--- Short problem ---
Using the records that follow, reproduce exactly the lines starting at the line containing "Convert this chart to Chart.js code." and ending at the line containing "0.991, 0.991, 1];". Include both end lines and no pictures.

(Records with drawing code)

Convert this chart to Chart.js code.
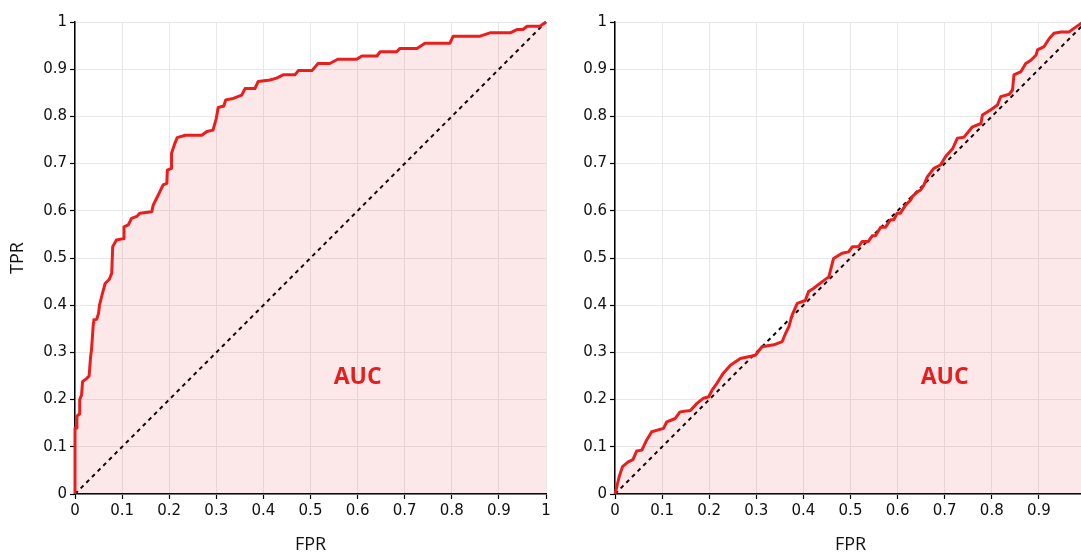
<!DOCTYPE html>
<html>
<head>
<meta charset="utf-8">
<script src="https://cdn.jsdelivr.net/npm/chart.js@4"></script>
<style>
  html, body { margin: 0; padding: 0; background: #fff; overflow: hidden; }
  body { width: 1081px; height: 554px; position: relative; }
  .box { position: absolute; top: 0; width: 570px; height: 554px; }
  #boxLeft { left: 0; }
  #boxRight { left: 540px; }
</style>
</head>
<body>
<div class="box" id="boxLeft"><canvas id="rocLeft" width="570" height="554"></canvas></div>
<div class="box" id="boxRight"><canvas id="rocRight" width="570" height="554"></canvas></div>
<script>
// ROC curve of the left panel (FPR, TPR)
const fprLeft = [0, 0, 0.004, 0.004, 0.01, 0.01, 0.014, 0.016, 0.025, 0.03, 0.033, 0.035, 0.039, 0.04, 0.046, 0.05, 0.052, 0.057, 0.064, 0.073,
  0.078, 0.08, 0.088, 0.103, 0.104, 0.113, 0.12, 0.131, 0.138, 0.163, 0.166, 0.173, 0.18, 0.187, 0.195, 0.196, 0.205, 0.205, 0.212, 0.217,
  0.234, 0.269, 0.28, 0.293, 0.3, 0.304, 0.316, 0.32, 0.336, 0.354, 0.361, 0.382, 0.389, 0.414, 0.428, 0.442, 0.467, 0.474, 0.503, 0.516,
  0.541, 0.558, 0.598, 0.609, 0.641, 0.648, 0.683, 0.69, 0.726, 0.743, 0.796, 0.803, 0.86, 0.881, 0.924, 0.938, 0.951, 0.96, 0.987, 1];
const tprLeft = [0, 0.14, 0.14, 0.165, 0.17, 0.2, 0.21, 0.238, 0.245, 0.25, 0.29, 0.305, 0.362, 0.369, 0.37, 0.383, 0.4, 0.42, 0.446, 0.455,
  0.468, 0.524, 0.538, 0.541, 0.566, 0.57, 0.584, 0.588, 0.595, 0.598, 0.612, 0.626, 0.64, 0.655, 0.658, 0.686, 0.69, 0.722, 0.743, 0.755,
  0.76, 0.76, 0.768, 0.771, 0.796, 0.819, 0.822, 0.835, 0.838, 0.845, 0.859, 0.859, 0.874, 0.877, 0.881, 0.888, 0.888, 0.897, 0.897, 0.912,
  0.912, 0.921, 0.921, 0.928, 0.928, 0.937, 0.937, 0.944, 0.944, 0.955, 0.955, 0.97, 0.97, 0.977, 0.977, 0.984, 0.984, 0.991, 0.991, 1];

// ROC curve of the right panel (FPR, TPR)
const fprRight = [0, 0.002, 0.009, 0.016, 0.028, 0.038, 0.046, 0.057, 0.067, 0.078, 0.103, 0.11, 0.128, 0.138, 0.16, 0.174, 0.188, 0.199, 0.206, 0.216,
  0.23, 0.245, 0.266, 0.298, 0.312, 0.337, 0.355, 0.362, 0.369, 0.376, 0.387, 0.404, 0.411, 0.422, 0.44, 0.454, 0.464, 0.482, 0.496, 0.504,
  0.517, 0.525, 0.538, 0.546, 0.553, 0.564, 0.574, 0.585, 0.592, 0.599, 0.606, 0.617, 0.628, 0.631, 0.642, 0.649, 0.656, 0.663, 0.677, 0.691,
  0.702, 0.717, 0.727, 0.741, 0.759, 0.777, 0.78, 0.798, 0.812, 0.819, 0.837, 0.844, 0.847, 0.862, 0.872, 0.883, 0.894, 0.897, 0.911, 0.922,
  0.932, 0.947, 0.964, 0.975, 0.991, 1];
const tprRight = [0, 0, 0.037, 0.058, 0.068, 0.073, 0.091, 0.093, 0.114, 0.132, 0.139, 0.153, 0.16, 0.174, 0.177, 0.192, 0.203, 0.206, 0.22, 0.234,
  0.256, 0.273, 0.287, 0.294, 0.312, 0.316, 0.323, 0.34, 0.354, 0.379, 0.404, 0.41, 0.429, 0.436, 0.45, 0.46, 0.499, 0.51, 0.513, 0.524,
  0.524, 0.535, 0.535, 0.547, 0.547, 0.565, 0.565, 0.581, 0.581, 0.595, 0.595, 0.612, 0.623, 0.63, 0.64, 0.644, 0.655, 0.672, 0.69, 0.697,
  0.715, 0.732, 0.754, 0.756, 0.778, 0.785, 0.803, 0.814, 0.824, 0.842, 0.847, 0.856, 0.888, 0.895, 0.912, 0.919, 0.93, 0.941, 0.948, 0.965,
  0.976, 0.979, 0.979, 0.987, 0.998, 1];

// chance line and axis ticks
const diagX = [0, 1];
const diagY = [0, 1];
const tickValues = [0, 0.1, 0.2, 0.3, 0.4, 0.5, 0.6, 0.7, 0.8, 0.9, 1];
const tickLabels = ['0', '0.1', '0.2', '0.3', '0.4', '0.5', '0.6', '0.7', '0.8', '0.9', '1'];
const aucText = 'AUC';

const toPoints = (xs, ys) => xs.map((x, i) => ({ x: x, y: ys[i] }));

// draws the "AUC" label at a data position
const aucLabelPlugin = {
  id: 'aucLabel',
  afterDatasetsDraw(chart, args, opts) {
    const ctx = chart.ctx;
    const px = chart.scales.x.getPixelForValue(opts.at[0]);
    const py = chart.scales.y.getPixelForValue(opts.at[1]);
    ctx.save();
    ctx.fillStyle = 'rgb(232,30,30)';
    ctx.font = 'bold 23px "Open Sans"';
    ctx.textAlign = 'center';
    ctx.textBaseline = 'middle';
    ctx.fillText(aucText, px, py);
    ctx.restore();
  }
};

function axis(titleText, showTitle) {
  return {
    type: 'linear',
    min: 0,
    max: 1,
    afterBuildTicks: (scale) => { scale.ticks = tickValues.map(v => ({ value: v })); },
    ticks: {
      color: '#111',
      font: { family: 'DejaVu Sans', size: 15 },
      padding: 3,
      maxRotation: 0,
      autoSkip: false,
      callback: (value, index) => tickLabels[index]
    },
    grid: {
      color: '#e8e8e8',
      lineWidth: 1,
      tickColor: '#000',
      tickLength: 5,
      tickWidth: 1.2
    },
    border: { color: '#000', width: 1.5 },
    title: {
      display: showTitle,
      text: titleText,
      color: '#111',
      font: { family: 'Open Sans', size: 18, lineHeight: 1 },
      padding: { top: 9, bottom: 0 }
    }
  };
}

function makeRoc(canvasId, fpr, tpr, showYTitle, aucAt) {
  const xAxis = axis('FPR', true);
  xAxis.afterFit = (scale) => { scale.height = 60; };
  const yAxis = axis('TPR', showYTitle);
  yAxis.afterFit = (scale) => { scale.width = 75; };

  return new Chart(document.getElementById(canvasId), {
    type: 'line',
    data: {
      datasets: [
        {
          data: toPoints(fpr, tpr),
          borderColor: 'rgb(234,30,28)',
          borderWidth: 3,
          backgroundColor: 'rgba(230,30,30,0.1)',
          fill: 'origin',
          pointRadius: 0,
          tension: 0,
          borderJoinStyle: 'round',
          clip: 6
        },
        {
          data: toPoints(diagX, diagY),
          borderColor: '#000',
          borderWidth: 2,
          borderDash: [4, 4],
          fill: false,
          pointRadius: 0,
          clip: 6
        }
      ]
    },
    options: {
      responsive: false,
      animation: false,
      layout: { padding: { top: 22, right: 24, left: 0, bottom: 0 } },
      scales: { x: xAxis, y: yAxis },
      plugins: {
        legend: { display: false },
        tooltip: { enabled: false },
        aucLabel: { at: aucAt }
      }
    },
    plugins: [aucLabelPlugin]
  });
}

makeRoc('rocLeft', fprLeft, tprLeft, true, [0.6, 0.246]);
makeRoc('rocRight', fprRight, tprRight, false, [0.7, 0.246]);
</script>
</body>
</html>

* * *

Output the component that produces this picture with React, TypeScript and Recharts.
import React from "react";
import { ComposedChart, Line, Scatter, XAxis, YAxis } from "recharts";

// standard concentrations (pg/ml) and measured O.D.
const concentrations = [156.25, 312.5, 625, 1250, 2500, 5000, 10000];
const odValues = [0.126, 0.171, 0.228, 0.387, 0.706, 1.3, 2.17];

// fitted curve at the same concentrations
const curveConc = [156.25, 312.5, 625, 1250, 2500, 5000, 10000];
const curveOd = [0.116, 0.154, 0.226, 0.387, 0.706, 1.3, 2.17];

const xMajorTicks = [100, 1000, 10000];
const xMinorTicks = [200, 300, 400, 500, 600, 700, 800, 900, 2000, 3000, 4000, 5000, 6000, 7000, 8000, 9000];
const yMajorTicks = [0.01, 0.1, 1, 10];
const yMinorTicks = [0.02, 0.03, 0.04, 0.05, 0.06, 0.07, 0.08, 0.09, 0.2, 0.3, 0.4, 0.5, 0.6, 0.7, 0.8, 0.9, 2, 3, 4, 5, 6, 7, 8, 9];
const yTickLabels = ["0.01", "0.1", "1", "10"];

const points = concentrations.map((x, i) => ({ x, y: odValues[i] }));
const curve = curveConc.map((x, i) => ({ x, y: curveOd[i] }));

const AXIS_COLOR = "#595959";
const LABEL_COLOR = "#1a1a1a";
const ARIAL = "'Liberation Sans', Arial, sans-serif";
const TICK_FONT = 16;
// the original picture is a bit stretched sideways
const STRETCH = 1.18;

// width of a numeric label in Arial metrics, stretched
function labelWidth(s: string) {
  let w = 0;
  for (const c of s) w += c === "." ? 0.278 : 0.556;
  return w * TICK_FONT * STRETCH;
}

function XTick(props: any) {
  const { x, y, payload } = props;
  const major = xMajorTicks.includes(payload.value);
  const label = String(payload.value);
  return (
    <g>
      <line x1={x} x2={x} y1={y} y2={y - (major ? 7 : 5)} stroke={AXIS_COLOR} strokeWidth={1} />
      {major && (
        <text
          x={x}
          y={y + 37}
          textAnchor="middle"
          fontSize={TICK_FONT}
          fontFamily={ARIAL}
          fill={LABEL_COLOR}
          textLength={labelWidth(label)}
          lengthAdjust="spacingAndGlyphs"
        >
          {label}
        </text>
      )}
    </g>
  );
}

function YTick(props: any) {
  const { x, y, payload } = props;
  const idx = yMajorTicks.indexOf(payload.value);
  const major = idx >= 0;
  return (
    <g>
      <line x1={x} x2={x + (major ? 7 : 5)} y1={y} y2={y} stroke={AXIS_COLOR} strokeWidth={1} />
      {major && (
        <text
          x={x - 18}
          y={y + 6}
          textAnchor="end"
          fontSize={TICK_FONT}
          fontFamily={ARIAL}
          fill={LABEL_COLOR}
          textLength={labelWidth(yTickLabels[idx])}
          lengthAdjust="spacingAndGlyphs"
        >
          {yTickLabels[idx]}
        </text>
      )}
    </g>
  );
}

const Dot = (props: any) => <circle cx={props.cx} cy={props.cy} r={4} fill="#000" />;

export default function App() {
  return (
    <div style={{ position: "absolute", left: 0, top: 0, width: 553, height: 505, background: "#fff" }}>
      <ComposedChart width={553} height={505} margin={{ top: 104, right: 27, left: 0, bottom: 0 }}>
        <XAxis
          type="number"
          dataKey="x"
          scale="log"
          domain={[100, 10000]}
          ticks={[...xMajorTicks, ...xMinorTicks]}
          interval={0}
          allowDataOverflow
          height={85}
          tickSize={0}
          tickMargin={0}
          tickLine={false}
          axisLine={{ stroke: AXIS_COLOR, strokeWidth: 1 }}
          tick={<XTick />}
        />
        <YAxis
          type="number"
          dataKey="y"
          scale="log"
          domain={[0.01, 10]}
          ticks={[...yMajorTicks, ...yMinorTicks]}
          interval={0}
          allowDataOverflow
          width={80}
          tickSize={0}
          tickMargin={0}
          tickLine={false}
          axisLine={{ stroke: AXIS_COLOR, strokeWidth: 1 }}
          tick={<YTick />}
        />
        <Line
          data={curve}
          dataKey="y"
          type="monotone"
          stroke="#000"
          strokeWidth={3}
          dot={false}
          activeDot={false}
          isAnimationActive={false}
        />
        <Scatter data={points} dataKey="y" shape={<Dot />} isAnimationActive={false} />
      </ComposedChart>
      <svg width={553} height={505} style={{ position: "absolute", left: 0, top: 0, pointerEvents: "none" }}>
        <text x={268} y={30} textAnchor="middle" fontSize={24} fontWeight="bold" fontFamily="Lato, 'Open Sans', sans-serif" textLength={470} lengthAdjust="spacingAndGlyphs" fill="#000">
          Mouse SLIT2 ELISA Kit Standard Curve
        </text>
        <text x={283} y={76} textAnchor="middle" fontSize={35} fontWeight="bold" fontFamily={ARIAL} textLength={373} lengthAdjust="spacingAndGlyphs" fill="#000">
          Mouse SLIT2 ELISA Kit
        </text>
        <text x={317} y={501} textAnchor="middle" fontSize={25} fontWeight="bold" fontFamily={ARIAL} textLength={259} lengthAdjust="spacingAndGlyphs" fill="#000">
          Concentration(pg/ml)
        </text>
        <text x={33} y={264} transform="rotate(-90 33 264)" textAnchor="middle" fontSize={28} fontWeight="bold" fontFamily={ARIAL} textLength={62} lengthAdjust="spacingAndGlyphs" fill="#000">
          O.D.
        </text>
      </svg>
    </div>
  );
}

==

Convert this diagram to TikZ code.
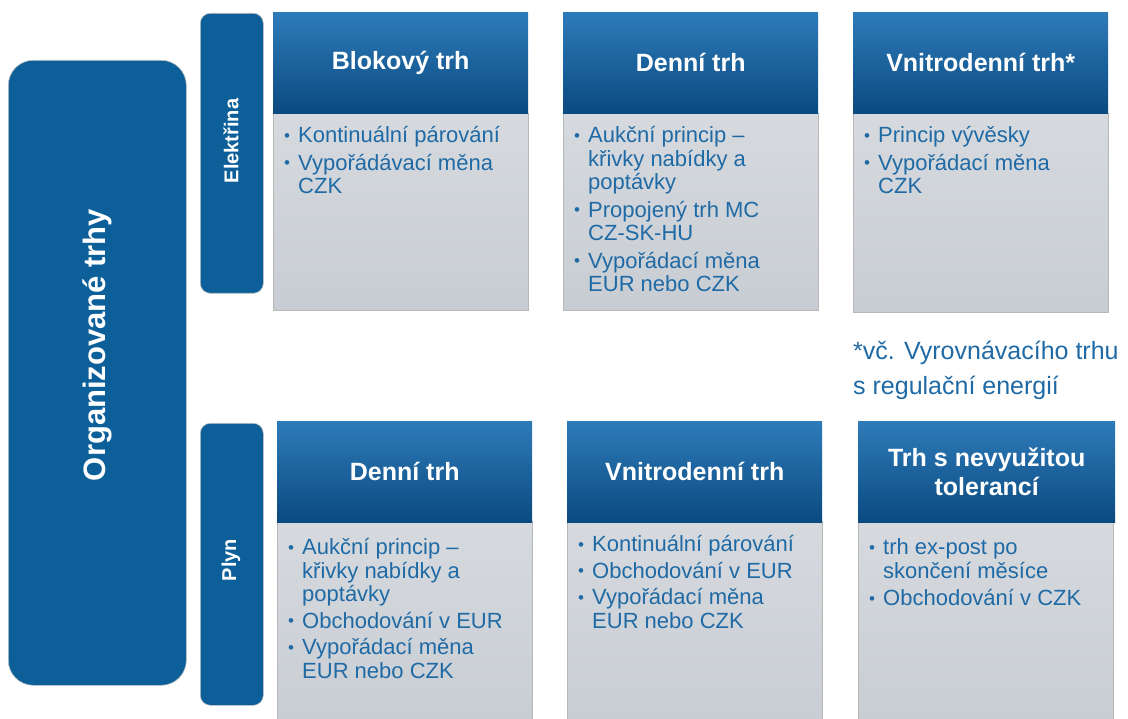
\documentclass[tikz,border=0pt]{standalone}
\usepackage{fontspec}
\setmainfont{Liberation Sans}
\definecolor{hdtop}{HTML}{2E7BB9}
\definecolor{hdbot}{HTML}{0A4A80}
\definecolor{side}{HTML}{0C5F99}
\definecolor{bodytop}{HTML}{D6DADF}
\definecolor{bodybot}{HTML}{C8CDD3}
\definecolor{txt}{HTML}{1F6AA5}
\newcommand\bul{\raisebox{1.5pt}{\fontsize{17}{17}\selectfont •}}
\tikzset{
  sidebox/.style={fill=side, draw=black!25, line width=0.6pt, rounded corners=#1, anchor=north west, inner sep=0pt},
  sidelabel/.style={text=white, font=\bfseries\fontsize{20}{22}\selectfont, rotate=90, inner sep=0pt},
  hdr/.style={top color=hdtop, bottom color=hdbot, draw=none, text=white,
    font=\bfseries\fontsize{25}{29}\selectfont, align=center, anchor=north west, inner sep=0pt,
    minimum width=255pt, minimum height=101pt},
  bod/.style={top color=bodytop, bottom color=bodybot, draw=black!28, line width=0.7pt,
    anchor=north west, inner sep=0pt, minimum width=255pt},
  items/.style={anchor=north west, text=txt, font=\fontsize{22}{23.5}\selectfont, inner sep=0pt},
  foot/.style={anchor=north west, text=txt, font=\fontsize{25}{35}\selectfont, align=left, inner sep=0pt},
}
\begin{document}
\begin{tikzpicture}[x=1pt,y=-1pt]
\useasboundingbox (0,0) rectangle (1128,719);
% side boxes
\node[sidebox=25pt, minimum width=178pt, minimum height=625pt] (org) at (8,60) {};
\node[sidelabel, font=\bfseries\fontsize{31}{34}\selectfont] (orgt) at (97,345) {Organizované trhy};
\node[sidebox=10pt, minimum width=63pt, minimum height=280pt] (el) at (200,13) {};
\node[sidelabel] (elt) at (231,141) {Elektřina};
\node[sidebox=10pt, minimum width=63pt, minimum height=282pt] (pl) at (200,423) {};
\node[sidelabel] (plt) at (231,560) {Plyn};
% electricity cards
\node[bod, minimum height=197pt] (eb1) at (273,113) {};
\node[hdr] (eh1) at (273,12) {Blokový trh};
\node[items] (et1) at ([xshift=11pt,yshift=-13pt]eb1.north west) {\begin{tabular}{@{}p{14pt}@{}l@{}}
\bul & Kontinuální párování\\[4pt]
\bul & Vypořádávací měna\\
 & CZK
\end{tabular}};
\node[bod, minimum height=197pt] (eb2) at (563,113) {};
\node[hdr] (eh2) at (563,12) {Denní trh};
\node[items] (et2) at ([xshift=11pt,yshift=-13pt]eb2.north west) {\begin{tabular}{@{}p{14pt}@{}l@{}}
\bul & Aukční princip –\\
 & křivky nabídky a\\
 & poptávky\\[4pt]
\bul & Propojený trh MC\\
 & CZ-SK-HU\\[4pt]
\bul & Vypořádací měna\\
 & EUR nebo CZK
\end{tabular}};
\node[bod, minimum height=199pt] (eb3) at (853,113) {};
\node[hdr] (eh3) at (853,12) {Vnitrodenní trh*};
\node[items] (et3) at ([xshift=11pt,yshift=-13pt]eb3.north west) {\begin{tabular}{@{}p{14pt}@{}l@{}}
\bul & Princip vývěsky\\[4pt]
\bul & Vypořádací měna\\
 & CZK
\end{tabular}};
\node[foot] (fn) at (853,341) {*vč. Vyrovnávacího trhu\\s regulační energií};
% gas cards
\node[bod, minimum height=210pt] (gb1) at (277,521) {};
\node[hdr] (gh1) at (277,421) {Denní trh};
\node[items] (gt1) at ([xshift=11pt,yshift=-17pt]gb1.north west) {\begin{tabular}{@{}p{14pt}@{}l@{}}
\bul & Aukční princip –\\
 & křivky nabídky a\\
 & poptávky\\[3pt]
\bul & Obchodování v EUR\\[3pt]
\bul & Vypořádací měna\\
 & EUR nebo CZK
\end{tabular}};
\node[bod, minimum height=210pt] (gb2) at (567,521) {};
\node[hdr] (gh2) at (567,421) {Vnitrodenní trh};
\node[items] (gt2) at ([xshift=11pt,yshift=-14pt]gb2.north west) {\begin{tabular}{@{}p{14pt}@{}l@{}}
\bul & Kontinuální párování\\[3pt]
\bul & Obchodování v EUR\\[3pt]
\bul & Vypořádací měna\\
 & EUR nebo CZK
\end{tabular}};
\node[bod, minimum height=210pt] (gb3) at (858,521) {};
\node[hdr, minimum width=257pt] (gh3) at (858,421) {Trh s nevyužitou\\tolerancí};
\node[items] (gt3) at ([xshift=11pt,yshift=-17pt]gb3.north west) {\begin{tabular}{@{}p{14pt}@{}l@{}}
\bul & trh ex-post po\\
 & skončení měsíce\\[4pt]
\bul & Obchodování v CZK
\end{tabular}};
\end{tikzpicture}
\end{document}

--- Answer below ---
Convert this chart to Chart.js code.
<!DOCTYPE html>
<html>
<head>
<meta charset="utf-8">
<script src="https://cdn.jsdelivr.net/npm/chart.js@4"></script>
<style>
  html, body { margin: 0; padding: 0; background: #fff; overflow: hidden; }
  body { width: 1081px; height: 554px; position: relative; }
  .box { position: absolute; top: 0; width: 570px; height: 554px; }
  #boxLeft { left: 0; }
  #boxRight { left: 540px; }
</style>
</head>
<body>
<div class="box" id="boxLeft"><canvas id="rocLeft" width="570" height="554"></canvas></div>
<div class="box" id="boxRight"><canvas id="rocRight" width="570" height="554"></canvas></div>
<script>
// ROC curve of the left panel (FPR, TPR)
const fprLeft = [0, 0, 0.004, 0.004, 0.01, 0.01, 0.014, 0.016, 0.025, 0.03, 0.033, 0.035, 0.039, 0.04, 0.046, 0.05, 0.052, 0.057, 0.064, 0.073,
  0.078, 0.08, 0.088, 0.103, 0.104, 0.113, 0.12, 0.131, 0.138, 0.163, 0.166, 0.173, 0.18, 0.187, 0.195, 0.196, 0.205, 0.205, 0.212, 0.217,
  0.234, 0.269, 0.28, 0.293, 0.3, 0.304, 0.316, 0.32, 0.336, 0.354, 0.361, 0.382, 0.389, 0.414, 0.428, 0.442, 0.467, 0.474, 0.503, 0.516,
  0.541, 0.558, 0.598, 0.609, 0.641, 0.648, 0.683, 0.69, 0.726, 0.743, 0.796, 0.803, 0.86, 0.881, 0.924, 0.938, 0.951, 0.96, 0.987, 1];
const tprLeft = [0, 0.14, 0.14, 0.165, 0.17, 0.2, 0.21, 0.238, 0.245, 0.25, 0.29, 0.305, 0.362, 0.369, 0.37, 0.383, 0.4, 0.42, 0.446, 0.455,
  0.468, 0.524, 0.538, 0.541, 0.566, 0.57, 0.584, 0.588, 0.595, 0.598, 0.612, 0.626, 0.64, 0.655, 0.658, 0.686, 0.69, 0.722, 0.743, 0.755,
  0.76, 0.76, 0.768, 0.771, 0.796, 0.819, 0.822, 0.835, 0.838, 0.845, 0.859, 0.859, 0.874, 0.877, 0.881, 0.888, 0.888, 0.897, 0.897, 0.912,
  0.912, 0.921, 0.921, 0.928, 0.928, 0.937, 0.937, 0.944, 0.944, 0.955, 0.955, 0.97, 0.97, 0.977, 0.977, 0.984, 0.984, 0.991, 0.991, 1];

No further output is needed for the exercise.